Nebraska law says that a victim will be granted an opportunity to appear before the parole board. But when a Nebraska victim’s family asked to appear in support of clemency, the board said no.
The case went to Nebraska’s highest court, which reached this conclusion: Victims who testify for the defendant are not legally victims. MVFR argues that truncated versions of that attitude prevail in criminal justice offices all over the nation. In arguing that, the group points to one prominent case in Houston this year: the murder trial of Andrea Yates. Even though his five children were drowned by his wife, husband Rusty Yates was not really treated like a victim.
Say what you want about Rusty Yates (and I largely agree with Ginger here), until such time as he’s arrested for having had some role in the death of his kids, he’s a victim of this crime.

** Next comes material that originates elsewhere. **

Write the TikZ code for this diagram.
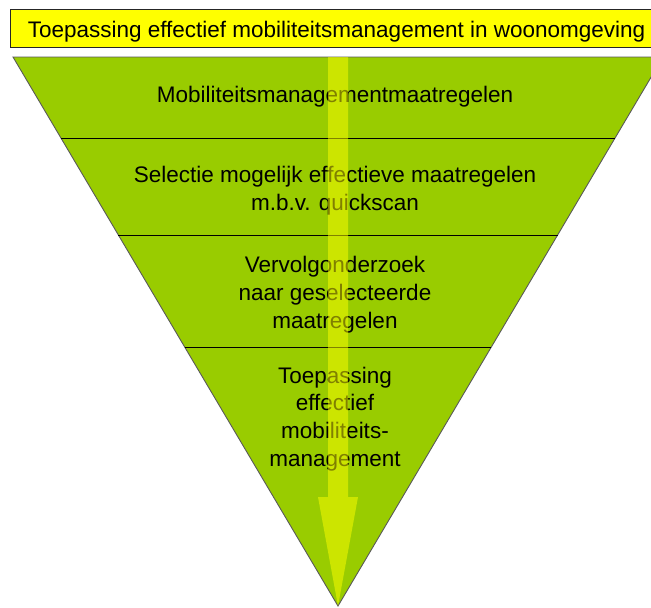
\documentclass[tikz,border=0pt]{standalone}
\usepackage{fontspec}
\setmainfont{Liberation Sans}
\usetikzlibrary{calc}
\definecolor{bandgreen}{HTML}{99CC00}
\definecolor{titleyellow}{HTML}{FFFF00}
\definecolor{arrowyellow}{HTML}{FFFF00}
\begin{document}
\begin{tikzpicture}[x=1pt,y=-1pt,
  txt/.style={inner sep=0pt, anchor=base, font=\fontsize{22.5}{27}\selectfont},
  titlebox/.style={draw=black!85, line width=0.9pt, fill=titleyellow, inner sep=0pt, anchor=north west},
  funnel/.style={fill=bandgreen, draw=black!65, line width=0.9pt, line join=miter},
  divider/.style={draw=black, line width=0.9pt},
  flowarrow/.style={fill=arrowyellow, opacity=0.5}]
\useasboundingbox (0,0) rectangle (651,608);
\begin{scope}
\clip (0,0) rectangle (651,608);
% title
\node[titlebox, minimum width=655pt, minimum height=38pt] (title) at (10,9) {};
\node[txt] (titletext) at (336.5,37) {Toepassing effectief mobiliteitsmanagement in woonomgeving};
% funnel
\coordinate (tl) at (13,57);
\coordinate (tr) at (663,57);
\coordinate (apex) at (338,606);
\path[funnel] (tl) -- (tr) -- (apex) -- cycle;
\draw[divider] ($(tl)!0.1475!(apex)$) -- ($(tr)!0.1475!(apex)$);
\draw[divider] ($(tl)!0.3242!(apex)$) -- ($(tr)!0.3242!(apex)$);
\draw[divider] ($(tl)!0.5282!(apex)$) -- ($(tr)!0.5282!(apex)$);
% texts
\node[txt] (l1) at (335,102) {Mobiliteitsmanagementmaatregelen};
\node[txt] (l2a) at (335,182) {Selectie mogelijk effectieve maatregelen};
\node[txt] (l2b) at (335,210) {m.b.v. quickscan};
\node[txt] (l3a) at (335,272) {Vervolgonderzoek};
\node[txt] (l3b) at (335,300) {naar geselecteerde};
\node[txt] (l3c) at (335,328) {maatregelen};
\node[txt] (l4a) at (335,383) {Toepassing};
\node[txt] (l4b) at (335,410.7) {effectief};
\node[txt] (l4c) at (335,438.4) {mobiliteits-};
\node[txt] (l4d) at (335,466) {management};
% arrow
\fill[flowarrow] (328,57) -- (348,57) -- (348,497) -- (358,497) -- (apex) -- (318,497) -- (328,497) -- cycle;
\end{scope}
\end{tikzpicture}
\end{document}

He’s loathsome and unsympathetic, but he’s still a human being who lost his wife and kids in a horrible way. Assigning second-class status to him or any other crime victim who doesn’t share the state’s bloodlust is appalling.
JFA’s devotion to the death penalty is in itself nearly enough to change my mind on the subject:
University of Houston law professor David Dow sees the hard-line execution position as a major problem with Justice For All. Dow is a director of the Innocence Project in Texas, a volunteer group that investigates convicts’ claims of innocence.
JFA, says Dow, is “unwilling to be critical of the police or prosecutors, even in cases where they deserve to be criticized, even in the face of overwhelming evidence that the system makes mistakes.”
Dow says wrongful convictions point out serious shortcomings that Justice For All refuses to acknowledge. “Justice For All people are mostly middle-class white folks who are never going to be put in the position of being wrongly accused.”
He says that many of those exonerated — by DNA results or other evidence — are poor and black, and that Justice For All does not consider that the wrongly convicted are crime victims, too. Dow says they “tend to have a racist view that, well, the person may not have done this, but he did something else.”
JFA representative Rusty Hubbarth, testifying to Texas legislators last year on a proposal for a moratorium on executions, was asked by one lawmaker, “Rusty, you’re not in favor of executing innocent people, are you?”
“Not this week,” Hubbarth joked.
The humor was probably lost on two men in attendance that day. Randall Adams and Kerry Cook had collectively spent more than a decade in prison for crimes they didn’t commit — they’d both come within hours of execution.
I’ve never understood why people who claim to be “tuff on crime” are so often utterly cavalier about convicting the wrong guy. I suppose they usually operate on the “if he didn’t do this, he must’ve done something” theory, however misguided that may be. Even if you grant that idea some validity, it still doesn’t take into account the fact that if you’re convicting the wrong guy, the real criminal is still out there, free as a bird. Why doesn’t that bother them? How exactly is justice being served here?
One last thing to note here is the sidebar story about the author, Scott Nowell. Nowell is an ex-con who did time for false imprisonment of an ex-girlfriend a few years back. His past did not endear him to JFA, whose reps not only refused to talk to him but accused him of harassment. It’s an interesting twist on the story.
“I’ve never understood why people who claim to be “tuff on crime” are so often utterly cavalier about convicting the wrong guy.”
It’s because the rhetoric of “tough on crime” isn’t about guilt, innocence, or justice. It’s about organizing society in a certain way, with certain people on top and other kinds of people subject to them.